Task
All lines featuring the string "with" are to be listed.

* * * * * * * * *

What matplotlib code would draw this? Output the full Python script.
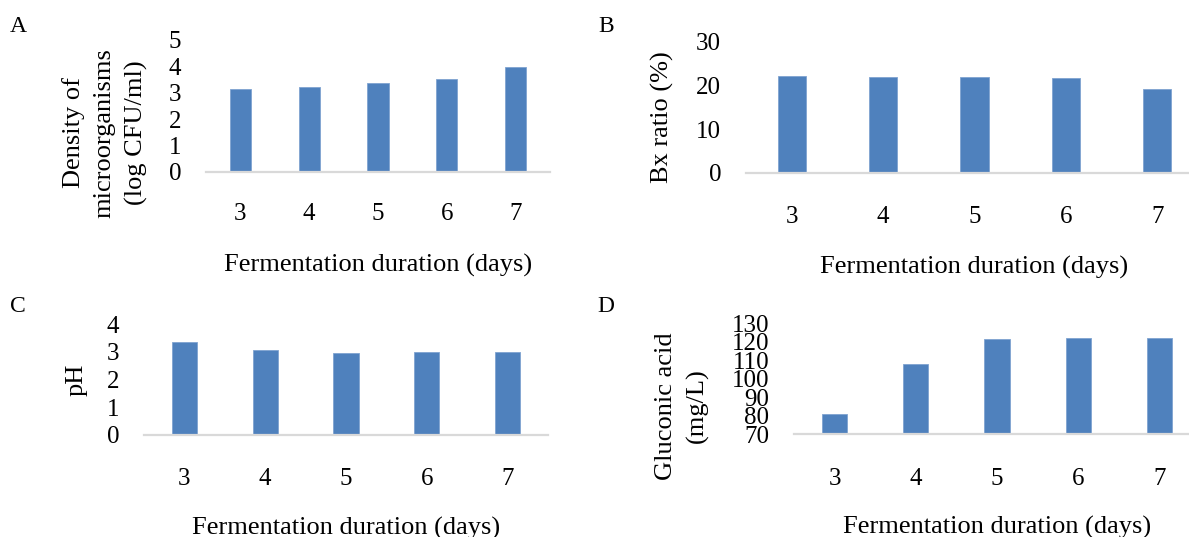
"""Fermentation panels: microorganism density, Brix, pH and gluconic acid."""

import matplotlib

matplotlib.use("Agg")
import matplotlib.pyplot as plt

plt.rcParams["font.family"] = ["Liberation Serif", "DejaVu Serif"]

W, H, DPI = 1189, 537, 100

days = ["3", "4", "5", "6", "7"]
density = [3.13, 3.22, 3.36, 3.52, 3.97]
brix = [22.1, 22.0, 21.9, 21.8, 19.3]
ph = [3.37, 3.07, 2.98, 2.99, 2.99]
gluconic = [80.8, 107.8, 121.4, 121.9, 121.9]

BAR_COLOR = "#4F81BD"
AXIS_COLOR = "#D9D9D9"
TICK_SIZE = 18
LABEL_SIZE = 19


def px_rect(left, right, top, bottom):
    """Convert a pixel box (origin top-left) into a figure-fraction rect."""
    return [left / W, 1 - bottom / H, (right - left) / W, (bottom - top) / H]


def fig_xy(x, y):
    return x / W, 1 - y / H


fig = plt.figure(figsize=(W / DPI, H / DPI), dpi=DPI)

panels = [
    # letter, values, ylim, yticks, axes box, ylabel, ylabel pos, tick y, xlabel y, letter pos
    ("A", density, (0, 5), range(0, 6), (206, 550, 40, 172),
     "Density of\nmicroorganisms\n(log CFU/ml)", (105, 133), 212, 265, (18, 26)),
    ("B", brix, (0, 30), range(0, 31, 10), (746, 1203, 42, 172.5),
     "Bx ratio (%)", (662, 117), 215, 267, (606, 26)),
    ("C", ph, (0, 4), range(0, 5), (144, 548, 324.5, 434.5),
     "pH", (77, 380), 477, 528, (18, 306)),
    ("D", gluconic, (70, 130), range(70, 131, 10), (794, 1200, 323, 434),
     "Gluconic acid\n(mg/L)", (682, 406), 477, 527, (606, 306)),
]

for letter, values, ylim, yticks, box, ylabel, ypos, tick_y, xlab_y, lpos in panels:
    left, right, top, bottom = box
    ax = fig.add_axes(px_rect(left, right, top, bottom))
    x = range(len(days))
    ax.bar(x, [v - ylim[0] for v in values], bottom=ylim[0], width=0.31,
           color=BAR_COLOR, edgecolor="#7FA3D0", linewidth=0.6, zorder=2)
    ax.set_xlim(-0.5, len(days) - 0.5)
    ax.set_ylim(*ylim)
    ax.set_yticks(list(yticks))
    ax.set_xticks(list(x))
    ax.set_xticklabels(days)

    for side in ("top", "right", "left"):
        ax.spines[side].set_visible(False)
    ax.spines["bottom"].set_color(AXIS_COLOR)
    ax.spines["bottom"].set_linewidth(1.6)
    ax.spines["bottom"].set_zorder(3)

    x_pad = (tick_y - bottom - 9) / (DPI / 72)
    ax.tick_params(axis="x", length=0, pad=x_pad, labelsize=TICK_SIZE)
    ax.tick_params(axis="y", length=0, pad=18, labelsize=TICK_SIZE)

    fig.text(*fig_xy(*ypos), ylabel, rotation=90, ha="center", va="center",
             multialignment="center", fontsize=LABEL_SIZE, linespacing=1.5)
    fig.text(*fig_xy((left + right) / 2, xlab_y), "Fermentation duration (days)",
             ha="center", va="center", fontsize=LABEL_SIZE)
    fig.text(*fig_xy(*lpos), letter, ha="center", va="center", fontsize=17)

fig.savefig("out.png", dpi=DPI)
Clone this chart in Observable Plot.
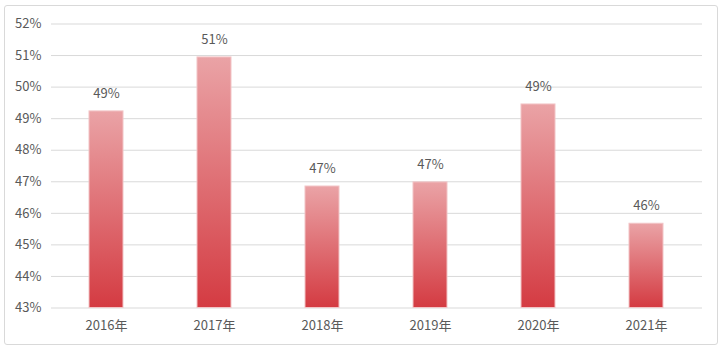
<!DOCTYPE html>
<html>
<head>
<meta charset="utf-8">
<script src="https://cdn.jsdelivr.net/npm/d3@7"></script>
<script src="https://cdn.jsdelivr.net/npm/@observablehq/plot@0.6"></script>
<style>
  html, body { margin: 0; padding: 0; background: #fff; }
  #wrap { position: relative; width: 727px; height: 352px; }
  #border { position: absolute; left: 4px; top: 5px; width: 714px; height: 340px; border: 1px solid #d9d9d9; border-radius: 3px; box-sizing: border-box; pointer-events: none; }
  #chart svg { display: block; }
</style>
</head>
<body>
<div id="wrap">
  <div id="chart"></div>
  <div id="border"></div>
</div>
<script>
const years = ["2016年", "2017年", "2018年", "2019年", "2020年", "2021年"];
const shares = [0.4923, 0.5094, 0.4685, 0.4698, 0.4945, 0.4567];
const yTicks = [0.43, 0.44, 0.45, 0.46, 0.47, 0.48, 0.49, 0.50, 0.51, 0.52];
const yMin = 0.43, yMax = 0.52;

const data = years.map((y, i) => ({year: y, share: shares[i]}));
const font = "'Noto Sans CJK SC', 'Noto Sans', sans-serif";

const chart = Plot.plot({
  width: 727,
  height: 352,
  marginLeft: 51,
  marginRight: 25,
  marginTop: 23.5,
  marginBottom: 44.5,
  style: {fontFamily: font, fontSize: "13px", color: "#595959", background: "transparent"},
  x: {domain: years, paddingInner: 0.685, paddingOuter: 0.3425, label: null, tickSize: 0, tickPadding: 13},
  y: {domain: [yMin, yMax], ticks: yTicks, tickFormat: d3.format(".0%"), label: null, tickSize: 0, tickPadding: 10},
  marks: [
    Plot.gridY(yTicks, {stroke: "#d9d9d9", strokeOpacity: 1, strokeWidth: 1}),
    Plot.barY(data, {x: "year", y1: yMin, y2: "share", fill: "url(#barGrad)", stroke: "#f2c4c6", strokeWidth: 1}),
    Plot.text(data, {x: "year", y: "share", text: d => d3.format(".0%")(d.share), dy: -18, fill: "#595959", fontSize: 13})
  ]
});

const svg = d3.select(chart);
const defs = svg.insert("defs", ":first-child");
const grad = defs.append("linearGradient").attr("id", "barGrad").attr("x1", 0).attr("y1", 0).attr("x2", 0).attr("y2", 1);
grad.append("stop").attr("offset", "0%").attr("stop-color", "#eaa3a6");
grad.append("stop").attr("offset", "100%").attr("stop-color", "#d43b42");

document.getElementById("chart").appendChild(chart);
</script>
</body>
</html>
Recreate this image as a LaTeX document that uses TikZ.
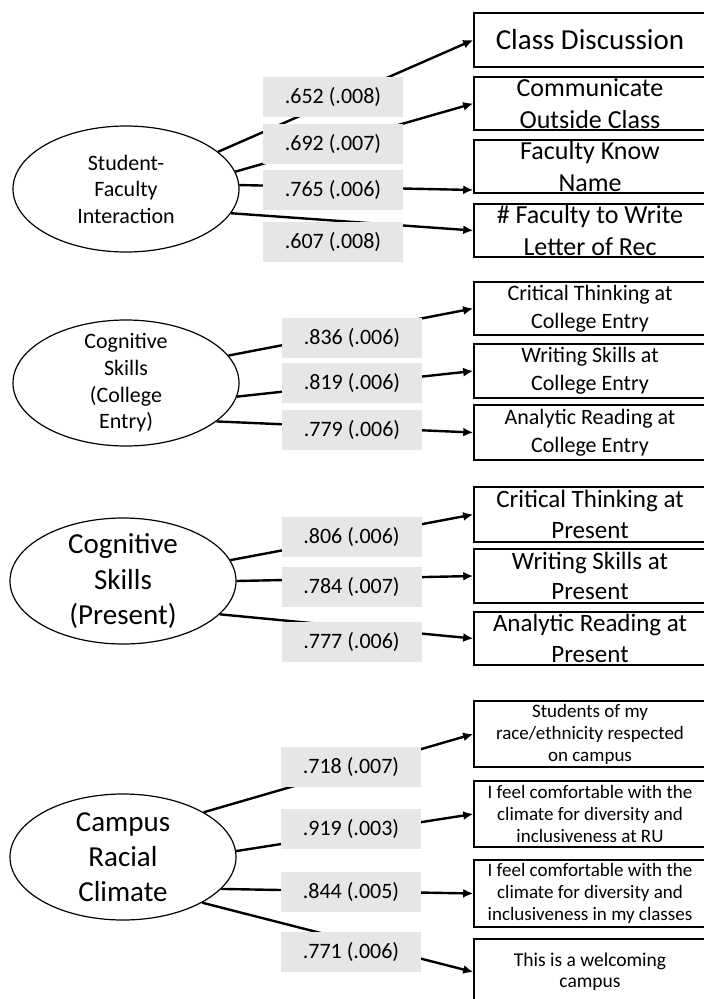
\documentclass[tikz,border=0pt]{standalone}
\usepackage{fontspec}
\setmainfont{Carlito}
\usepackage{tikz}
\usetikzlibrary{arrows.meta}
\usetikzlibrary{shapes.geometric}
\definecolor{loadgray}{RGB}{231,230,230}

\begin{document}
\begin{tikzpicture}[x=1pt,y=-1pt]
			\tikzset{factor/.style = {shape=ellipse,draw,line width=1.2pt,minimum width=226pt,minimum height=126pt,inner sep=-20pt,align=center}}
			\tikzset{item/.style = {shape=rectangle,draw,line width=1.6pt,minimum width=232pt,minimum height=53pt,inner xsep=0pt,inner ysep=-15pt,align=center}}
			\tikzset{load/.style = {fill=loadgray,minimum width=140pt,minimum height=40pt,inner sep=0pt,font=\fontsize{22}{26}\selectfont}}
			\tikzset{edge/.style = {-{Latex[length=10pt,width=9pt]},line width=2.4pt}}
			\useasboundingbox (0,0) rectangle (704,999);
			% factors
			\node[factor, font=\fontsize{22}{26.5}\selectfont] (sfi) at (126,189) {Student-\\Faculty\\Interaction};
			\node[factor, font=\fontsize{22}{26.7}\selectfont] (cse) at (126,383) {Cognitive\\Skills\\(College\\Entry)};
			\node[factor, font=\fontsize{29}{35.5}\selectfont] (csp) at (123,581) {Cognitive\\Skills\\(Present)};
			\node[factor, font=\fontsize{29}{35}\selectfont] (crc) at (123,857) {Campus\\Racial\\Climate};
			% items
			\node[item, minimum height=54pt, font=\fontsize{29}{35}\selectfont] (cd) at (590,40) {Class Discussion};
			\node[item, font=\fontsize{26}{32}\selectfont] (coc) at (590,103.5) {Communicate\\Outside Class};
			\node[item, font=\fontsize{26}{32}\selectfont] (fkn) at (590,166.5) {Faculty Know\\Name};
			\node[item, font=\fontsize{26}{32}\selectfont] (fwl) at (590,230.5) {\# Faculty to Write\\Letter of Rec};
			\node[item, font=\fontsize{22}{28}\selectfont] (ctc) at (590,308.5) {Critical Thinking at\\College Entry};
			\node[item, minimum height=54pt, font=\fontsize{22}{28}\selectfont] (wsc) at (590,371) {Writing Skills at\\College Entry};
			\node[item, minimum height=55pt, font=\fontsize{22}{28}\selectfont] (arc) at (590,432.5) {Analytic Reading at\\College Entry};
			\node[item, minimum height=55pt, font=\fontsize{25}{30.5}\selectfont] (ctp) at (590,514.5) {Critical Thinking at\\Present};
			\node[item, minimum height=54pt, font=\fontsize{25}{30.5}\selectfont] (wsp) at (590,576) {Writing Skills at\\Present};
			\node[item, font=\fontsize{25}{30.5}\selectfont] (arp) at (590,638.5) {Analytic Reading at\\Present};
			\node[item, minimum height=66pt, font=\fontsize{19}{22}\selectfont] (rr) at (590,734) {Students of my\\race/ethnicity respected\\on campus};
			\node[item, minimum height=66pt, font=\fontsize{19}{22}\selectfont] (cru) at (590,814) {I feel comfortable with the\\climate for diversity and\\inclusiveness at RU};
			\node[item, minimum height=67pt, font=\fontsize{19}{22}\selectfont] (ccl) at (590,893.5) {I feel comfortable with the\\climate for diversity and\\inclusiveness in my classes};
			\node[item, minimum height=66pt, font=\fontsize{19.5}{21.5}\selectfont] (wc) at (590,972) {This is a welcoming\\campus};
			% edges
			\draw[edge] (sfi.22) -- (cd.west);
			\draw[edge] (sfi.9) -- (coc.west);
			\draw[edge] (sfi.2) -- ([yshift=-23.5pt]fkn.west);
			\draw[edge] (sfi.-13) -- (fwl.west);
			\draw[edge] (cse.15) -- (ctc.west);
			\draw[edge] (cse.-7) -- (wsc.west);
			\draw[edge] (cse.-23) -- (arc.west);
			\draw[edge] (csp.11) -- (ctp.west);
			\draw[edge] (csp.0) -- (wsp.west);
			\draw[edge] (csp.-19) -- (arp.west);
			\draw[edge] (crc.29) -- (rr.west);
			\draw[edge] (crc.3) -- (cru.west);
			\draw[edge] (crc.-18) -- (ccl.west);
			\draw[edge] (crc.-30) -- (wc.west);
			% loadings
			\node[load] (l1) at (333,97) {.652 (.008)};
			\node[load] (l2) at (333,144) {.692 (.007)};
			\node[load] (l3) at (333,190) {.765 (.006)};
			\node[load] (l4) at (333,242) {.607 (.008)};
			\node[load] (l5) at (352,338) {.836 (.006)};
			\node[load] (l6) at (352,383) {.819 (.006)};
			\node[load] (l7) at (352,430) {.779 (.006)};
			\node[load] (l8) at (351.5,537) {.806 (.006)};
			\node[load] (l9) at (351.5,587) {.784 (.007)};
			\node[load] (l10) at (351.5,642) {.777 (.006)};
			\node[load] (l11) at (351,767) {.718 (.007)};
			\node[load] (l12) at (351,829) {.919 (.003)};
			\node[load] (l13) at (351,892) {.844 (.005)};
			\node[load] (l14) at (351,952) {.771 (.006)};
		\end{tikzpicture}
\end{document}
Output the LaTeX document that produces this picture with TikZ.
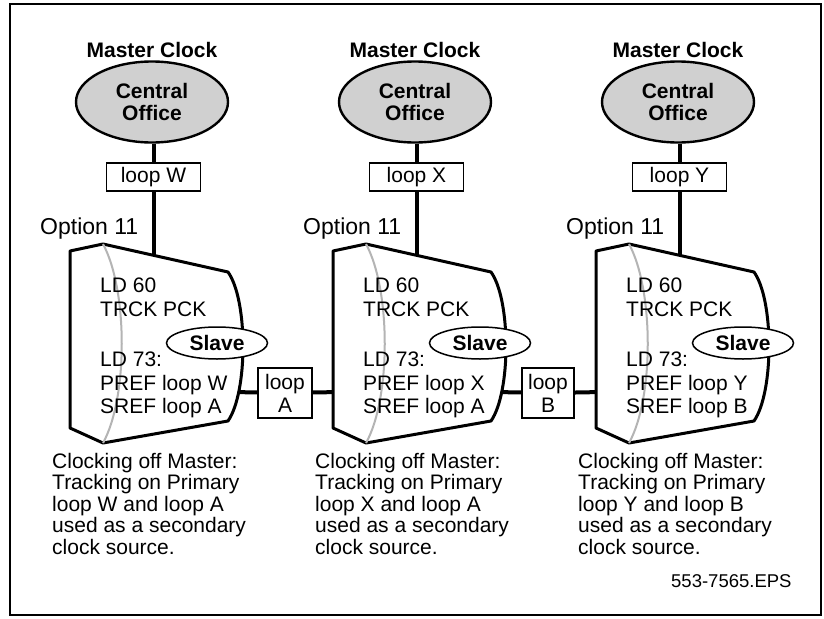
\documentclass[tikz,border=0pt]{standalone}
\usepackage{fontspec}
\setmainfont{Liberation Sans}
\usetikzlibrary{shapes.geometric}
\definecolor{cofill}{HTML}{D0D0D0}
\definecolor{shadeline}{HTML}{B4B4B4}
\begin{document}
\begin{tikzpicture}[x=1pt,y=-1pt,
  txt/.style={font=\fontsize{21}{23.5}\selectfont, inner sep=0pt},
  desc/.style={font=\fontsize{21}{21.4}\selectfont, inner sep=0pt, anchor=north west, align=left},
  mclabel/.style={font=\fontsize{21}{23}\selectfont\bfseries, inner sep=0pt, anchor=base},
  coffice/.style={ellipse, draw, line width=2.4pt, fill=cofill, minimum width=152pt, minimum height=81pt, inner sep=0pt, align=center, font=\fontsize{21}{22}\selectfont\bfseries},
  loopbox/.style={draw, line width=1.1pt, fill=white, inner sep=0pt, align=center, font=\fontsize{21}{23}\selectfont},
  conn/.style={line width=4pt},
  cabinet/.style={draw, line width=3pt, fill=white, line join=round},
  shadecurve/.style={draw=shadeline, line width=2pt},
  slave/.style={ellipse, draw, line width=1.5pt, fill=white, minimum width=101pt, minimum height=32pt, inner sep=0pt, font=\fontsize{21}{23}\selectfont\bfseries},
  optlabel/.style={font=\fontsize{23}{25}\selectfont, inner sep=0pt, anchor=base west}
]
\useasboundingbox (0,0) rectangle (824,618);
\draw[line width=2.5pt] (10,4) rectangle (821,615);

% loops between the cabinets
\node[loopbox, minimum width=54pt, minimum height=50pt] (loopA) at (285,393) {loop\\A};
\node[loopbox, minimum width=52pt, minimum height=50pt] (loopB) at (548,393) {loop\\B};
\coordinate (r1) at (232,392);
\coordinate (l2) at (340,392);
\coordinate (r2) at (495,392);
\coordinate (l3) at (603,392);
\draw[conn] (r1) -- (loopA);
\draw[conn] (loopA) -- (l2);
\draw[conn] (r2) -- (loopB);
\draw[conn] (loopB) -- (l3);

\foreach \n/\dx/\pl/\sl in {1/0/W/A, 2/263/X/A, 3/526/Y/B} {
  \begin{scope}[shift={(\dx,0)}]
    \node[mclabel] (mc\n) at (152,57) {Master Clock};
    \node[coffice] (co\n) at (152,102) {Central\\Office};
    \node[loopbox, minimum width=94pt, minimum height=28pt] (lw\n) at (153.5,177) {loop \pl};
    \coordinate (st\n) at (153.5,264);
    \draw[conn] (co\n.south -| lw\n.north) -- (lw\n.north);
    \draw[conn] (lw\n) -- (st\n);
    \node[optlabel] (opt\n) at (40,234) {Option 11};
    \draw[cabinet] (70,251) -- (103,244) -- (228,272)
      .. controls (248,300) and (248,392) .. (228,421)
      -- (103,443) -- (70,428) -- cycle;
    \draw[shadecurve] (103,244) .. controls (128,290) and (128,398) .. (103,443);
    \node[txt, anchor=north west, align=left] (ta\n) at (100,278) {LD 60\\TRCK PCK};
    \node[txt, anchor=north west, align=left] (tb\n) at (100,352) {LD 73:\\PREF loop \pl\\SREF loop \sl};
    \node[slave] (sl\n) at (217,343) {Slave};
    \node[desc] (d\n) at (52,453) {Clocking off Master:\\Tracking on Primary\\loop \pl{} and loop \sl\\used as a secondary\\clock source.};
  \end{scope}
}
\node[font=\fontsize{18.5}{20}\selectfont, inner sep=0pt, anchor=base west] (eps) at (671,587) {553-7565.EPS};
\end{tikzpicture}
\end{document}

* * * * * * * * *

Full response
			\node[item, minimum height=66pt, font=\fontsize{19}{22}\selectfont] (cru) at (590,814) {I feel comfortable with the\\climate for diversity and\\inclusiveness at RU};
			\node[item, minimum height=67pt, font=\fontsize{19}{22}\selectfont] (ccl) at (590,893.5) {I feel comfortable with the\\climate for diversity and\\inclusiveness in my classes};
Output the LaTeX document that produces this picture with TikZ.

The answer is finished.